Only last year I was singing their praises (admittedly through gritted teeth) at the Scottish Affairs Committee at Westminster, who were looking into the Scottish newspaper crisis. Labour's Jim McGovern and SNP MP Pete Wishart asked me what DCT were like as employers, compared to everyone else. Reluctantly I had to say they were different, while not exactly known for being union friendly, I concurred that we didn't have many problems with them, unlike everyone else over the last 20 years.

However all good things come to an end and even before the arrival of much-beloved Donald Martin as new editor of the Sunday Post, we were finding ourselves camped out in Dundee.

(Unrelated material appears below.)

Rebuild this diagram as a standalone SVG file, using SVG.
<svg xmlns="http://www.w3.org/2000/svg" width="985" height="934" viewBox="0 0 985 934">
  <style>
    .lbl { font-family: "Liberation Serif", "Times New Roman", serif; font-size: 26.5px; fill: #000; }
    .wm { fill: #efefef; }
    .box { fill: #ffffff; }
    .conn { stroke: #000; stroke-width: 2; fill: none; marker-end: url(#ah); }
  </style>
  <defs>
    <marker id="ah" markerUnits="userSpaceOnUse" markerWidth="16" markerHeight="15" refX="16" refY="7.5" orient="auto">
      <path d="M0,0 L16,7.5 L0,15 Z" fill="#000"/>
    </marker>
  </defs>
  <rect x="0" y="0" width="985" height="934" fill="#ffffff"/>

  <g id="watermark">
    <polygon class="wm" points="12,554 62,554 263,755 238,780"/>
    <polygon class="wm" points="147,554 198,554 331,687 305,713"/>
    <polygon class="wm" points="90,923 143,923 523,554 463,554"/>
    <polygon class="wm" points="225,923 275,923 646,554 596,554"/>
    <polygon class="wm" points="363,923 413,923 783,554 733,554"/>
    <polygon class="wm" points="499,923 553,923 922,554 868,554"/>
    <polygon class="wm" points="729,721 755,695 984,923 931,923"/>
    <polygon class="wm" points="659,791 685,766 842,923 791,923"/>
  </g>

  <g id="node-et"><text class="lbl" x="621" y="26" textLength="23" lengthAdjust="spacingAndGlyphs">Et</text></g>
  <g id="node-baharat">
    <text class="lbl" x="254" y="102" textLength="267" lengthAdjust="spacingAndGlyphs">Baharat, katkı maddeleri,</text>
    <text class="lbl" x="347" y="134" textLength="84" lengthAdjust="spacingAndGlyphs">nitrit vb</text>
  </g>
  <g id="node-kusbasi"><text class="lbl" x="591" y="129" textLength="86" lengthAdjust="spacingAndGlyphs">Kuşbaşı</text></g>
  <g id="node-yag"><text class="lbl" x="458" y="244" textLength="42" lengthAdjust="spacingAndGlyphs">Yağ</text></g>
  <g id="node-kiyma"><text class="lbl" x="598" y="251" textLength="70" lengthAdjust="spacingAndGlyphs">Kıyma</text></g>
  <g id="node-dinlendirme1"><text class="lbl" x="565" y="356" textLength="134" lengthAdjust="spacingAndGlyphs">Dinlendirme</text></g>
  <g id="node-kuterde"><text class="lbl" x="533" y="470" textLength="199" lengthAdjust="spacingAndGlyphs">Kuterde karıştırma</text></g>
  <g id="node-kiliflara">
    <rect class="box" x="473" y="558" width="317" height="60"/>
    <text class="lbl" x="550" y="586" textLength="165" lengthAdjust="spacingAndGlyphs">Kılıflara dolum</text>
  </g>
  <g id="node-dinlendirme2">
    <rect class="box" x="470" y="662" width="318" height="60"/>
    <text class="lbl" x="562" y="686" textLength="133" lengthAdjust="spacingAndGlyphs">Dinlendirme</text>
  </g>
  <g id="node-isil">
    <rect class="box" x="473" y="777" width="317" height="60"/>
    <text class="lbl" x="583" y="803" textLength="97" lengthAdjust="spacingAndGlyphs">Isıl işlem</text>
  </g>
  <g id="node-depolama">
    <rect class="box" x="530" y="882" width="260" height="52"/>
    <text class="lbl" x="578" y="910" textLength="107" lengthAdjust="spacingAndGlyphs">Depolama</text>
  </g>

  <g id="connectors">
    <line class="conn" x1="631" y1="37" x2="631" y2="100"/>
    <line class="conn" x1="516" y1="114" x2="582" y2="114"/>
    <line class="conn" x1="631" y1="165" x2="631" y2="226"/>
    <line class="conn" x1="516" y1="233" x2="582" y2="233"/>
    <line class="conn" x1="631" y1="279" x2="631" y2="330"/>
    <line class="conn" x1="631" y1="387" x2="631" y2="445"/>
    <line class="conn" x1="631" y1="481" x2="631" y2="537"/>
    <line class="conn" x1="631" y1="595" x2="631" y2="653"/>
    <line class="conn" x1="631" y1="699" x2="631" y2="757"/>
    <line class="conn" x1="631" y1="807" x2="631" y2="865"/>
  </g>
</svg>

I like Dundee, the weather is usually good. For example the very first time I (or any other NUJ official-ever) was called on to represent a member in a disciplinary/capability type of meeting, there was a blizzard across the central belt. Glasgow was snow-bound, the road between Cumbernauld and Falkirk blocked by two-jackknifed lorries and the diversion was through the icy backroads of Fife. However-there was no way I was going to miss this historic occasion and despite one or two mis-haps and strandings on the ice and snow, I arrived (in a sunny Dundee, with no snow) about an hour late.

Yes you guessed it- they had started without me. Nevertheless I was there, allowed into the building no bother and ushered into an office for the remainder of the hearing. Since that day I have spent a lot of time in and around Dundee, meeting members and potential members who are facing up to imposed changes in their terms and conditions. Longer hours, pay cuts or salary freezes, disgraceful changes in their sick pay entitlement and other new policies designed to make savings and boost profits.

No-one I have spoken to is surprised at the move to modernise, but most are shocked and angry at the way they are being forced through. Many loyal staff members are disgusted at the Thomson family standing back and letting the new management run ragged over their rights. There is a threat to jobs too with redundancies planned as further restructuring takes place to suit the master plan. The NUJ has been recruiting and will be seeking recognition eventually. In the meantime we will continue to offer advice and support individual members in challenging the cuts.

That's our job and we are doing it across the industry, the inclusion of DCThomson into the fray just means we have another badly advised employer to deal with and our industrial, legal and political strategy is once again having to be employed full-time to protect our members and those vulnerable workers in our industry.